- SOURCE DATA:

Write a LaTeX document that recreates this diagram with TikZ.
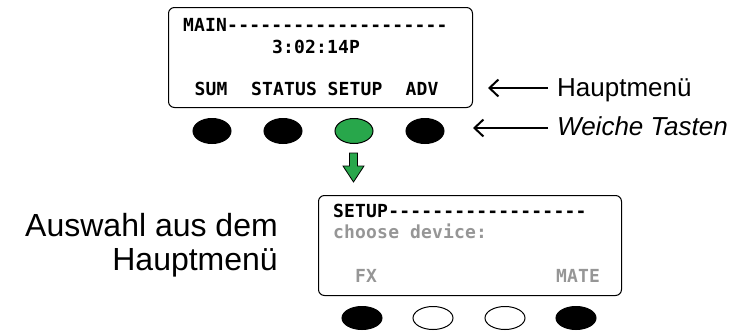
\documentclass[tikz,border=0pt]{standalone}
\usepackage{fontspec}
\setmainfont{Liberation Sans}
\newfontfamily\lcdfont[LetterSpace=1]{DejaVu Sans Mono}
\usetikzlibrary{shapes.geometric,arrows.meta}
\definecolor{keygreen}{RGB}{40,167,75}
\definecolor{lcdgray}{RGB}{150,150,150}
\tikzset{
  screen/.style={draw=black,line width=1pt,rounded corners=6pt},
  lcd/.style={inner sep=0pt,font=\lcdfont\bfseries\fontsize{18}{20}\selectfont},
  lcdgrey/.style={lcd,text=lcdgray},
  key/.style={ellipse,draw=black,line width=1pt,inner sep=0pt,minimum width=38pt,minimum height=25pt},
  keyb/.style={ellipse,draw=black,line width=1pt,inner sep=0pt,minimum width=40pt,minimum height=23pt},
  label/.style={inner sep=0pt,font=\fontsize{26}{30}\selectfont},
  biglabel/.style={inner sep=0pt,font=\fontsize{32}{38}\selectfont},
  pointer/.style={line width=2pt,-{Straight Barb[length=9pt,width=17pt]}}
}
\begin{document}
\begin{tikzpicture}[x=1pt,y=-1pt]
\useasboundingbox (0,0) rectangle (742,332);
% top screen
\node[screen,minimum width=304pt,minimum height=100pt,anchor=north west] (scr1) at (168,7) {};
\node[lcd,anchor=base west] (mainline) at (183,31) {MAIN--------------------};
\node[lcd,anchor=base] (time) at (316,53) {3:02:14P};
\node[lcd,anchor=base] (sum) at (211,95) {SUM};
\node[lcd,anchor=base] (status) at (284,95) {STATUS};
\node[lcd,anchor=base] (setup) at (355,95) {SETUP};
\node[lcd,anchor=base] (adv) at (422,95) {ADV};
% top keys
\node[key,fill=black] (k1) at (212,131) {};
\node[key,fill=black] (k2) at (283,131) {};
\node[key,fill=keygreen] (k3) at (354,131) {};
\node[key,fill=black] (k4) at (425,131) {};
% green arrow
\draw[fill=keygreen,draw=black,line width=0.8pt,line join=miter]
  (349.5,153) -- (357.5,153) -- (357.5,166) -- (364,166) -- (353.5,182) -- (343,166) -- (349.5,166) -- cycle;
% bottom screen
\node[screen,minimum width=303pt,minimum height=100pt,anchor=north west] (scr2) at (318,195) {};
\node[lcd,anchor=base west] (setupline) at (333,217) {SETUP------------------};
\node[lcdgrey,anchor=base west] (choose) at (333,238) {choose device:};
\node[lcdgrey,anchor=base] (fx) at (366,282) {FX};
\node[lcdgrey,anchor=base] (mate) at (578,282) {MATE};
% bottom keys
\node[keyb,fill=black] (b1) at (362,318) {};
\node[keyb,fill=white] (b2) at (433,318) {};
\node[keyb,fill=white] (b3) at (505,318) {};
\node[keyb,fill=black] (b4) at (576,318) {};
% right labels
\node[label,anchor=base west] (haupt) at (557,96) {Hauptmenü};
\node[label,anchor=base west] (weich) at (557,135) {\itshape Weiche Tasten};
\coordinate (a1s) at (548,88);
\coordinate (a1e) at (488,88);
\coordinate (a2s) at (548,128);
\coordinate (a2e) at (473,128);
\draw[pointer] (a1s) -- (a1e);
\draw[pointer] (a2s) -- (a2e);
% left label
\node[biglabel,anchor=base east] (left1) at (278,236) {Auswahl aus dem};
\node[biglabel,anchor=base east] (left2) at (278,270) {Hauptmenü};
\end{tikzpicture}
\end{document}
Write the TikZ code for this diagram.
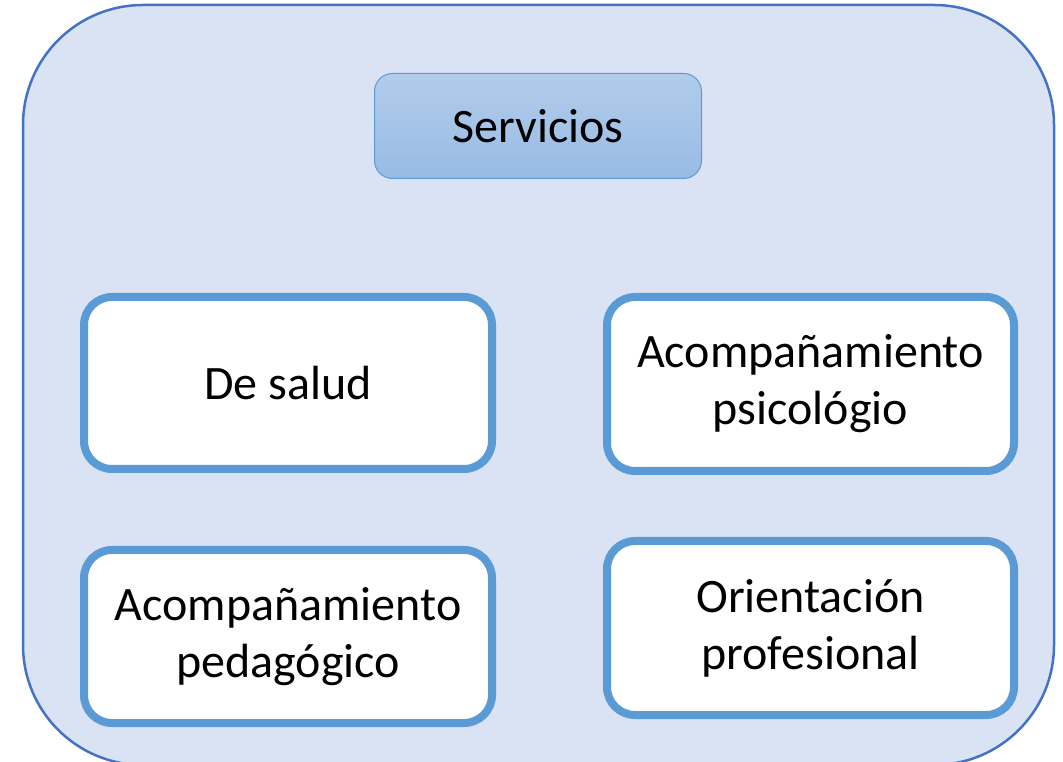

- WHAT IS EXPECTED: Filter the records above for lines containing the word "diagram", and copy those lines.

- OUTPUT BELOW:
Write a LaTeX document that recreates this diagram with TikZ.
Write the TikZ code for this diagram.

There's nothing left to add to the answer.